---------- Source material
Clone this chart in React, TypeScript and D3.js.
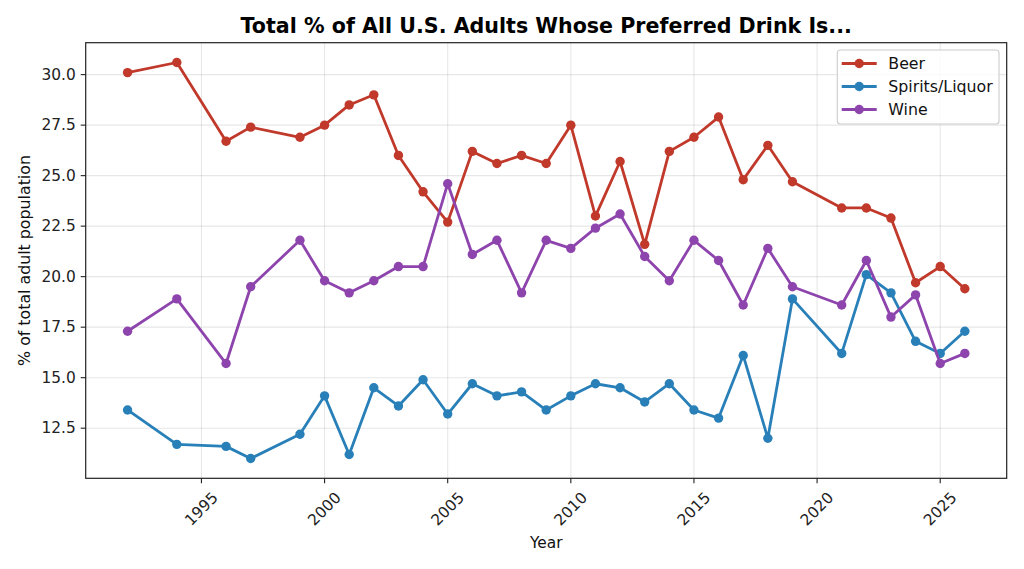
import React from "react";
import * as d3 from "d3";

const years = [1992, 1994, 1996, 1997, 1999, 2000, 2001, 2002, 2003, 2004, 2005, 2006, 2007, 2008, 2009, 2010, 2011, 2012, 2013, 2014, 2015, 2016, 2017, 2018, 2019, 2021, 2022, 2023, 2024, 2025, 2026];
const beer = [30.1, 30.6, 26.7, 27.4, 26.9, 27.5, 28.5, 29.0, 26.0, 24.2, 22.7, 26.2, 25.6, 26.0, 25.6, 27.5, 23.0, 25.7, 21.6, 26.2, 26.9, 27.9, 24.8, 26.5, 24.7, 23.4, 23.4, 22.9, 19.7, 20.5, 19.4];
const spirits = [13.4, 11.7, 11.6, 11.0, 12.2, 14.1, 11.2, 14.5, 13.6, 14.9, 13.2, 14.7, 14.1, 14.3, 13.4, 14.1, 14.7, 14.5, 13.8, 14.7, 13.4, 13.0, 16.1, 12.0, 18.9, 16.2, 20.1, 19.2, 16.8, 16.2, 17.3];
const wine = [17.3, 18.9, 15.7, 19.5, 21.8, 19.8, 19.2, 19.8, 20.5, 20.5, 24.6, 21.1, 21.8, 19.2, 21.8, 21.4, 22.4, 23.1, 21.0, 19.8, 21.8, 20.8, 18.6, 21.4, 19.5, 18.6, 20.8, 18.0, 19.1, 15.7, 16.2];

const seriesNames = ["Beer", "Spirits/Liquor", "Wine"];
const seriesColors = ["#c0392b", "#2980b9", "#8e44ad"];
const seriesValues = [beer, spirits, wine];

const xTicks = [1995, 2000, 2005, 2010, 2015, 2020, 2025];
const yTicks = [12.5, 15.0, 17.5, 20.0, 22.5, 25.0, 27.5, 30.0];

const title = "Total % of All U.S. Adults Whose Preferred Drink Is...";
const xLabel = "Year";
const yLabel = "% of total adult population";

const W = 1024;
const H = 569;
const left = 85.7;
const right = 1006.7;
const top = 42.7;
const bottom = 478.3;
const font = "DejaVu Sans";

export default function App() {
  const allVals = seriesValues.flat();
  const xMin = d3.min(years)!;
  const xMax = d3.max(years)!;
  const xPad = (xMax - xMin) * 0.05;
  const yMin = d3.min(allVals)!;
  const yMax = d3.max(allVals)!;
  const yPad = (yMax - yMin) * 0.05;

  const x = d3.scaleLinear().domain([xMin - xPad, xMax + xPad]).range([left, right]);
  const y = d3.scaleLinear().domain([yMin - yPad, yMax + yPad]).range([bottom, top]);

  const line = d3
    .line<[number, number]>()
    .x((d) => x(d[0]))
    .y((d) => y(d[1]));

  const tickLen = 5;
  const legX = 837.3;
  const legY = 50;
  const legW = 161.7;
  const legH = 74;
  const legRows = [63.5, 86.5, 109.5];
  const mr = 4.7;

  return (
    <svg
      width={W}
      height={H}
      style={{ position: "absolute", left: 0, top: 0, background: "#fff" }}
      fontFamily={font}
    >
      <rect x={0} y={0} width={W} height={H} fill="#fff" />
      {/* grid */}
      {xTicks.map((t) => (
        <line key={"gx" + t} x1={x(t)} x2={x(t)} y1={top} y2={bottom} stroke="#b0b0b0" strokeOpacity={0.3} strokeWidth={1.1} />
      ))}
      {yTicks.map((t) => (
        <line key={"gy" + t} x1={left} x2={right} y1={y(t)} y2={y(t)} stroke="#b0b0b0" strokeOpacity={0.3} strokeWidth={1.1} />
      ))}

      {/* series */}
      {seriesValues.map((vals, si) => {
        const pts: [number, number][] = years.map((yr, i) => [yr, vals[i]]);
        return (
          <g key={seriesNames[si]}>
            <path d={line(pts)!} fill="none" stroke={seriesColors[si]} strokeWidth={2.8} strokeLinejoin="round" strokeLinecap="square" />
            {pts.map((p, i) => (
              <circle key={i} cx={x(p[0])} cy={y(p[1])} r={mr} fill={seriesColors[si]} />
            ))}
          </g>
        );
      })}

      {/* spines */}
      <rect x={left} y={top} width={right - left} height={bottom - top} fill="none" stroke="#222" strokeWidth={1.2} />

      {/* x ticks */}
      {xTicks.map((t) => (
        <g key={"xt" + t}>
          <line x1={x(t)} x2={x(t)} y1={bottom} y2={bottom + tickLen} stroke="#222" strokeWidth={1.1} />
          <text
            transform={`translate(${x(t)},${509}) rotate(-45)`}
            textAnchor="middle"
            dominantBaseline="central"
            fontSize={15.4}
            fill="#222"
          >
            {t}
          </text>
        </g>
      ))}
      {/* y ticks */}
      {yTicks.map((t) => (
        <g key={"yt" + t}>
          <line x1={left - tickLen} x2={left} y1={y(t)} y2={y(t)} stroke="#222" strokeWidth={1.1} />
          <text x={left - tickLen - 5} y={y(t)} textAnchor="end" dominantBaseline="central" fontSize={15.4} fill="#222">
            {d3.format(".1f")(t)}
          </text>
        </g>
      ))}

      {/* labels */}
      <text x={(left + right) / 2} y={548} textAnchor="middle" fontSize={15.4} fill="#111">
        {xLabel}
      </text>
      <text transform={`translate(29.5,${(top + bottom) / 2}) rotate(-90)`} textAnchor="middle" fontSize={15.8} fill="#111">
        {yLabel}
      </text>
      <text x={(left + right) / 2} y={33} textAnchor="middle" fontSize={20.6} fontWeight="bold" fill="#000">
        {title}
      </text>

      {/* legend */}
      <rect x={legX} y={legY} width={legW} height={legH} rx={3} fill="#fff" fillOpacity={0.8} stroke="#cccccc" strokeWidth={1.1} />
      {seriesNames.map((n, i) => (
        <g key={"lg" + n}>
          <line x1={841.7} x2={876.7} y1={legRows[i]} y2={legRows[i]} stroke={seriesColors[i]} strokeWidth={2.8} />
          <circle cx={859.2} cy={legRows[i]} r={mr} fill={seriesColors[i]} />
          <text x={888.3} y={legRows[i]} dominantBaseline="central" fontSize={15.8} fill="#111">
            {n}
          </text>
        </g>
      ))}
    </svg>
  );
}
--------------------
Pictures excluded, repeat exactly the lines from the top of the material through the line with "import * as", including both of those lines.

Clone this chart in React, TypeScript and D3.js.
import React from "react";
import * as d3 from "d3";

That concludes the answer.